[start DATA SECTION]

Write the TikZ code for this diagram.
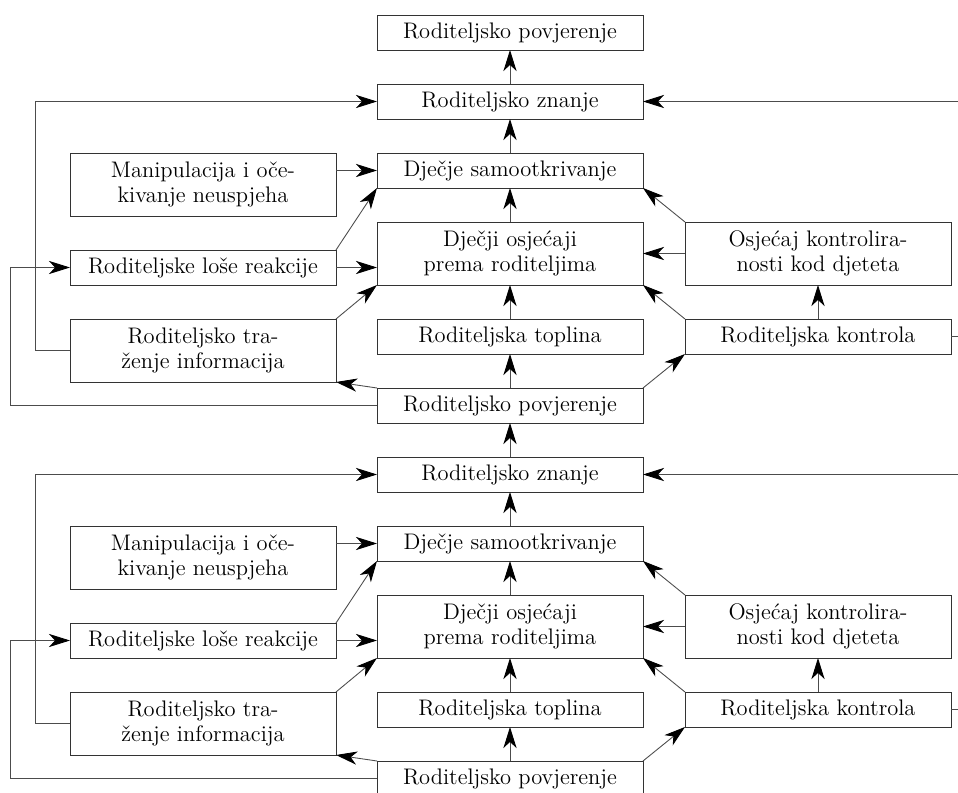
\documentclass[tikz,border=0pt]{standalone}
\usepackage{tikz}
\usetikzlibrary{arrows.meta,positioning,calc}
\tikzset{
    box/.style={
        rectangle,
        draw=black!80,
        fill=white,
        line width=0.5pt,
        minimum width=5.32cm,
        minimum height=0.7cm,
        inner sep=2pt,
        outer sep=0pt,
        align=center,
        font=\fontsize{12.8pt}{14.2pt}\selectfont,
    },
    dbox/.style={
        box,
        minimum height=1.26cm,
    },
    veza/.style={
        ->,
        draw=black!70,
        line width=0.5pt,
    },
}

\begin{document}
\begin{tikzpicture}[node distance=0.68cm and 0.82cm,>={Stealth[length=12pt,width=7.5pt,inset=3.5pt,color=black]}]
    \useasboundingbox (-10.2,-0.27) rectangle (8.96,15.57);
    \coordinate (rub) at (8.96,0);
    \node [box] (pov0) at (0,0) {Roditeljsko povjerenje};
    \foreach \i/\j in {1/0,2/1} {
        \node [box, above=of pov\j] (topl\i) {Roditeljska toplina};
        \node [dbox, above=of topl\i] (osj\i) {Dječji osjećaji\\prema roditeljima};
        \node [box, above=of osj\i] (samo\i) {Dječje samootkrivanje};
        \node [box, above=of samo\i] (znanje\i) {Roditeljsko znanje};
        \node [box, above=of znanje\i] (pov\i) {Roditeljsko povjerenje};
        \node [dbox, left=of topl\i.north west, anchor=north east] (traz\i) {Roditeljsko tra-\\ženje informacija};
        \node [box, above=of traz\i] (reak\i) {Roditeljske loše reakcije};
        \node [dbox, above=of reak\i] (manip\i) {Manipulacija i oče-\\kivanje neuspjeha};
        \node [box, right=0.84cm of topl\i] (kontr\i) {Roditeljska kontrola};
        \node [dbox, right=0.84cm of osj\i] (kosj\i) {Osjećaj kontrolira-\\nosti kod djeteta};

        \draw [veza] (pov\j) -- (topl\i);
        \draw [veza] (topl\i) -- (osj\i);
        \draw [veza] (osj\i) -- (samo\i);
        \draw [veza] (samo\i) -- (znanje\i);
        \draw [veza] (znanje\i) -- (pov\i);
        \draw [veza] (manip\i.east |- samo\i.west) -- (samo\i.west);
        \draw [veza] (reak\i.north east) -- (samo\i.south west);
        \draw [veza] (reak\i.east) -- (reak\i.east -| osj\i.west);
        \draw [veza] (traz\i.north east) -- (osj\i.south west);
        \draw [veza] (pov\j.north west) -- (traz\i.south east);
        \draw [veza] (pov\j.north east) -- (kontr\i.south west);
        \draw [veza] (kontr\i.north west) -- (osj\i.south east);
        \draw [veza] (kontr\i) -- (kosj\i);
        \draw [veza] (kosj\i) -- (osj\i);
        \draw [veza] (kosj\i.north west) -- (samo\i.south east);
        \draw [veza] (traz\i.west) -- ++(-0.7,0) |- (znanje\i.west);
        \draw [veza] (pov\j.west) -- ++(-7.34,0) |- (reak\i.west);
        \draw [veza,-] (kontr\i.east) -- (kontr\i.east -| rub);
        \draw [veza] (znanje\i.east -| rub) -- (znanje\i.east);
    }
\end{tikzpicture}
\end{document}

[end DATA SECTION]

■ **REQUIRED WORK**:
Reproduce the whole listing above word for word, but not its pictures.

■ **SOLUTION TO THIS TASK**:
Write the TikZ code for this diagram.
\documentclass[tikz,border=0pt]{standalone}
\usepackage{tikz}
\usetikzlibrary{arrows.meta,positioning,calc}
\tikzset{
    box/.style={
        rectangle,
        draw=black!80,
        fill=white,
        line width=0.5pt,
        minimum width=5.32cm,
        minimum height=0.7cm,
        inner sep=2pt,
        outer sep=0pt,
        align=center,
        font=\fontsize{12.8pt}{14.2pt}\selectfont,
    },
    dbox/.style={
        box,
        minimum height=1.26cm,
    },
    veza/.style={
        ->,
        draw=black!70,
        line width=0.5pt,
    },
}

\begin{document}
\begin{tikzpicture}[node distance=0.68cm and 0.82cm,>={Stealth[length=12pt,width=7.5pt,inset=3.5pt,color=black]}]
    \useasboundingbox (-10.2,-0.27) rectangle (8.96,15.57);
    \coordinate (rub) at (8.96,0);
    \node [box] (pov0) at (0,0) {Roditeljsko povjerenje};
    \foreach \i/\j in {1/0,2/1} {
        \node [box, above=of pov\j] (topl\i) {Roditeljska toplina};
        \node [dbox, above=of topl\i] (osj\i) {Dječji osjećaji\\prema roditeljima};
        \node [box, above=of osj\i] (samo\i) {Dječje samootkrivanje};
        \node [box, above=of samo\i] (znanje\i) {Roditeljsko znanje};
        \node [box, above=of znanje\i] (pov\i) {Roditeljsko povjerenje};
        \node [dbox, left=of topl\i.north west, anchor=north east] (traz\i) {Roditeljsko tra-\\ženje informacija};
        \node [box, above=of traz\i] (reak\i) {Roditeljske loše reakcije};
        \node [dbox, above=of reak\i] (manip\i) {Manipulacija i oče-\\kivanje neuspjeha};
        \node [box, right=0.84cm of topl\i] (kontr\i) {Roditeljska kontrola};
        \node [dbox, right=0.84cm of osj\i] (kosj\i) {Osjećaj kontrolira-\\nosti kod djeteta};

        \draw [veza] (pov\j) -- (topl\i);
        \draw [veza] (topl\i) -- (osj\i);
        \draw [veza] (osj\i) -- (samo\i);
        \draw [veza] (samo\i) -- (znanje\i);
        \draw [veza] (znanje\i) -- (pov\i);
        \draw [veza] (manip\i.east |- samo\i.west) -- (samo\i.west);
        \draw [veza] (reak\i.north east) -- (samo\i.south west);
        \draw [veza] (reak\i.east) -- (reak\i.east -| osj\i.west);
        \draw [veza] (traz\i.north east) -- (osj\i.south west);
        \draw [veza] (pov\j.north west) -- (traz\i.south east);
        \draw [veza] (pov\j.north east) -- (kontr\i.south west);
        \draw [veza] (kontr\i.north west) -- (osj\i.south east);
        \draw [veza] (kontr\i) -- (kosj\i);
        \draw [veza] (kosj\i) -- (osj\i);
        \draw [veza] (kosj\i.north west) -- (samo\i.south east);
        \draw [veza] (traz\i.west) -- ++(-0.7,0) |- (znanje\i.west);
        \draw [veza] (pov\j.west) -- ++(-7.34,0) |- (reak\i.west);
        \draw [veza,-] (kontr\i.east) -- (kontr\i.east -| rub);
        \draw [veza] (znanje\i.east -| rub) -- (znanje\i.east);
    }
\end{tikzpicture}
\end{document}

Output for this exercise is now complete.